Entrevue avec Justin Piché
Les murs des prisons ne servent pas seulement à empêcher les prisonniers de fuir, ils sont aussi là pour empêcher les gens d’y entrer.
La question plus générale qui est au cœur de mes travaux est de savoir si les idées véhiculées dans la société justifient le recours à l’incarcération et à d’autres mesures coercitives.
Kevin Walby, un collègue de l’University of Victoria, et moi-même étudions le phénomène des musées pénitentiaires comme étant une forme de culture populaire qui donne une idée très forte de ce qu’est l’incarcération. Quand je pense aux musées pénitentiaires, j’imagine par exemple Alcatraz, le plus célèbre pénitencier des États-Unis. Au Canada, il y a des endroits comme le musée pénitentiaire fédéral de Kingston. Ces établissements ont été vus dans des films comme La ligne verte et À l’ombre de Shawshank et des émissions de télévision comme Oz et La grande évasion.
Souvent, c’est tout ce que les gens connaissent des prisons.
Nous devrions nous intéresser aux représentations culturelles, car elles influencent notre perception des choses ainsi que notre manière de penser et qu’elles ont un impact sur notre façon de concevoir les méfaits et les conflits criminalisés et d’y réagir. Il est important de comprendre nos façons d’agir plutôt que de tenir pour acquis que ces établissements existent.
Je travaille aussi sur un projet qui concerne la géographie pénitentiaire de Kingston. J’espère découvrir pourquoi la majorité des pénitenciers fédéraux de l’Ontario ont été bâtis à Kingston. J’étudie la façon dont l’architecture de ces établissements a influencé la vie des prisonniers et du personnel des prisons.
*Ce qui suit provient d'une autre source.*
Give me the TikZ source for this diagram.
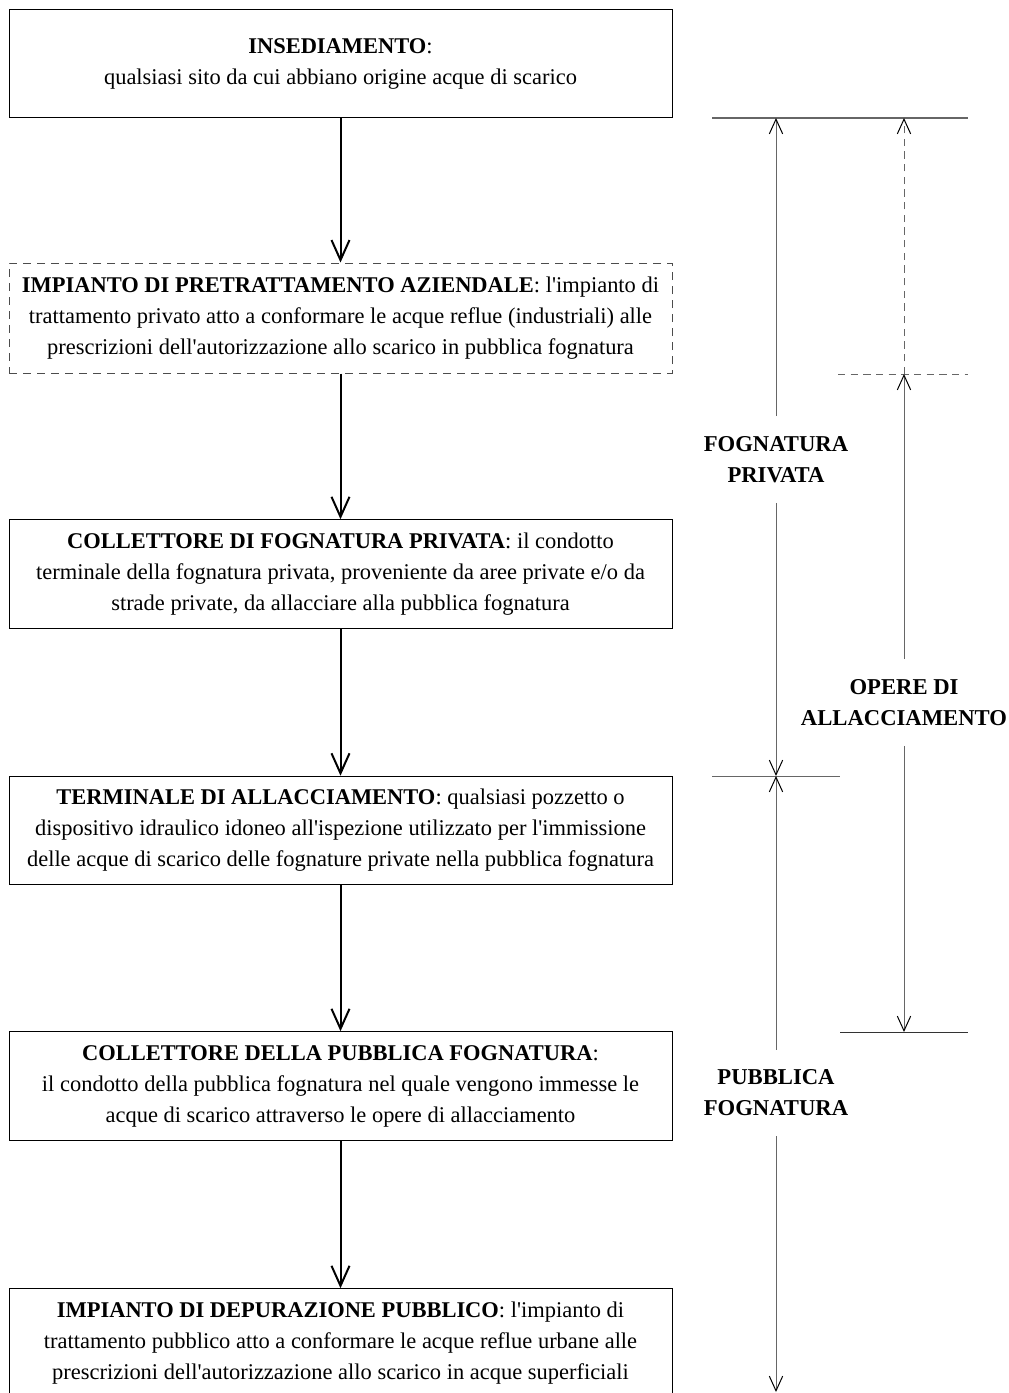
\documentclass[tikz,border=0pt]{standalone}
\usepackage{fontspec}
\setmainfont{Liberation Serif}
\usetikzlibrary{arrows.meta}

\tikzset{
  blocco/.style={draw, line width=0.75pt, minimum width=497.25pt, minimum height=81.4pt,
    inner sep=0pt, align=center, font=\fontsize{16.85}{23.25}\selectfont},
  facoltativo/.style={blocco, draw=black!70, dash pattern=on 6pt off 4.5pt},
  freccia/.style={-{Straight Barb[length=15pt,width=13.5pt]}, line width=1.5pt},
  quota/.style={draw=black!60, line width=0.75pt},
  tratteggio/.style={quota, dash pattern=on 5.5pt off 4pt},
  punta/.style={-{Straight Barb[length=11pt,width=10pt,black]}},
  etichetta/.style={align=center, font=\fontsize{17}{23.25}\selectfont\bfseries,
    inner xsep=0pt, inner ysep=15pt},
}

\begin{document}
\begin{tikzpicture}[x=0.75pt, y=-0.75pt]
			\useasboundingbox (0,0) rectangle (1008,1393);
			\clip (0,0) rectangle (1008,1393);
			% blocchi
			\node[blocco] (insediamento) at (340.5,63.5)
			{\textbf{INSEDIAMENTO}:\\qualsiasi sito da cui abbiano origine acque di scarico};
			\node[facoltativo, minimum height=82.5pt] (pretrattamento) at (340.5,318)
			{\textbf{IMPIANTO DI PRETRATTAMENTO AZIENDALE}: l\textquotesingle impianto di\\
			trattamento privato atto a conformare le acque reflue (industriali) alle\\
			prescrizioni dell\textquotesingle autorizzazione allo scarico in pubblica fognatura};
			\node[blocco] (collprivato) at (340.5,574)
			{\textbf{COLLETTORE DI FOGNATURA PRIVATA}: il condotto\\
			terminale della fognatura privata, proveniente da aree private e/o da\\
			strade private, da allacciare alla pubblica fognatura};
			\node[blocco] (terminale) at (340.5,830.5)
			{\textbf{TERMINALE DI ALLACCIAMENTO}: qualsiasi pozzetto o\\
			dispositivo idraulico idoneo all\textquotesingle ispezione utilizzato per l\textquotesingle immissione\\
			delle acque di scarico delle fognature private nella pubblica fognatura};
			\node[blocco] (collpubblico) at (340.5,1086)
			{\textbf{COLLETTORE DELLA PUBBLICA FOGNATURA}:\\
			il condotto della pubblica fognatura nel quale vengono immesse le\\
			acque di scarico attraverso le opere di allacciamento};
			\node[blocco] (depuratore) at (340.5,1343)
			{\textbf{IMPIANTO DI DEPURAZIONE PUBBLICO}: l\textquotesingle impianto di\\
			trattamento pubblico atto a conformare le acque reflue urbane alle\\
			prescrizioni dell\textquotesingle autorizzazione allo scarico in acque superficiali};
			% frecce
			\draw[freccia] (insediamento) -- (pretrattamento);
			\draw[freccia] (pretrattamento) -- (collprivato);
			\draw[freccia] (collprivato) -- (terminale);
			\draw[freccia] (terminale) -- (collpubblico);
			\draw[freccia] (collpubblico) -- (depuratore);
			% quote
			\coordinate (lim1a) at (712,118);
			\coordinate (lim1b) at (968,118);
			\coordinate (lim2a) at (838,374);
			\coordinate (lim2b) at (968,374);
			\coordinate (lim3a) at (712,776);
			\coordinate (lim3b) at (840,776);
			\coordinate (lim4a) at (840,1032);
			\coordinate (lim4b) at (968,1032);
			\coordinate (priv1) at (776,118);
			\coordinate (priv2) at (776,776);
			\coordinate (pubb2) at (776,1392);
			\coordinate (all0) at (904,118);
			\coordinate (all1) at (904,374);
			\coordinate (all2) at (904,1032);
			\draw[quota, line width=1.5pt] (lim1a) -- (lim1b);
			\draw[tratteggio] (lim2a) -- (lim2b);
			\draw[quota] (lim3a) -- (lim3b);
			\draw[quota, draw=black!80] (lim4a) -- (lim4b);
			\node[etichetta] (fprivata) at (776,459.5) {FOGNATURA\\PRIVATA};
			\node[etichetta] (opere) at (904,702.5) {OPERE DI\\ALLACCIAMENTO};
			\node[etichetta] (fpubblica) at (776,1093) {PUBBLICA\\FOGNATURA};
			\draw[quota, punta] (fprivata.north) -- (priv1);
			\draw[quota, punta] (fprivata.south) -- (priv2);
			\draw[quota, punta] (fpubblica.north) -- (priv2);
			\draw[quota, punta] (fpubblica.south) -- (pubb2);
			\draw[tratteggio, punta] (all1) -- (all0);
			\draw[quota, punta] (opere.north) -- (all1);
			\draw[quota, punta] (opere.south) -- (all2);
		\end{tikzpicture}
\end{document}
Je m’intéresse aussi à l’impact que ces lieux ont eu sur l’identité régionale de Kingston.
Dans le cadre de mes travaux, j’essaie de savoir pourquoi on ne remet pas en question l’existence des prisons. Ces établissements ont souvent été incapables d’atteindre leurs objectifs. Pourquoi cet état de fait n’a-t-il pas incité les gens à se questionner davantage sur le bien-fondé de ces établissements dans la société?
J’ai le privilège de collaborer à la revue Journal of Prisoners on Prisons, qui vise à présenter les expériences de prisonniers selon leur propre point de vue. Je pense que cette revue nous donne la chance de comprendre ce qui se passe à l’intérieur des murs.
J’espère que ma recherche permettra d’alimenter les discussions et de faire avancer le débat public, qu’elle permettra de réfléchir sur ce qui est actuellement considéré comme criminel et condamnable. Peut-être que cela ouvrira la voie à de nouvelles façons de concevoir ces questions et d’y réagir différemment.
Je suis extrêmement fier d’avoir reçu le prix Aurore du CRSH. Je me sens honoré d’être reconnu par mes collègues des sciences humaines.